Exploring the conduction mechanism of multiferroic SrM–BCZT composite

Abstract

Multiferroic composite of strontium hexaferrite (SrM, SrFe12O19) and barium calcium zirconium titanate (BCZT, Ba0·85Ca0·15Zr0·1Ti0·9O3) have been investigated and the conventional solid-state reaction (SRR) process is utilized to prepare the SrM–xBCZT composite (where x = 0.0, 0.10, 0.20 and 0.30). Diphase stoichiometry was confirmed by the phase analysis, for undoped composition presence of ferromagnetic SrM with complex magnetoplumbite structural phase and hexagonal structural phase with P63/mmc space group was confirmed. Further, doping of BCZT suppressed the secondary phase appeared (Fe2O3) and caused increase in lattice constants.
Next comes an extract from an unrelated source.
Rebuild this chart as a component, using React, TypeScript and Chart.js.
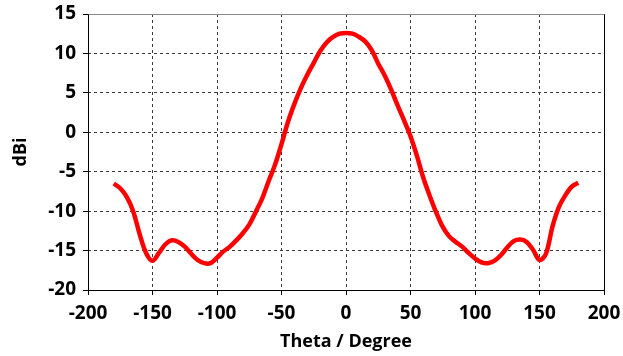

Fourier Transform Infra–Red study revealed the presence of absorption bands of phases. Microstructure analysis suggests the formation of dense composite and confirmed the effect of BCZT as sintering aid. Impedance spectroscopy study suggested two electrical contributions in the microstructure (grain and grain boundary) of charge carriers with short range mobility, while high temperature AC conductivity analysis confirmed double ionized oxygen vacancies conduction. Further, NTCR the negative value of temperature coefficient of resistance and non–Debye type phenomenon is observed, which suggest suitability of these compositions for the heat sensor applications.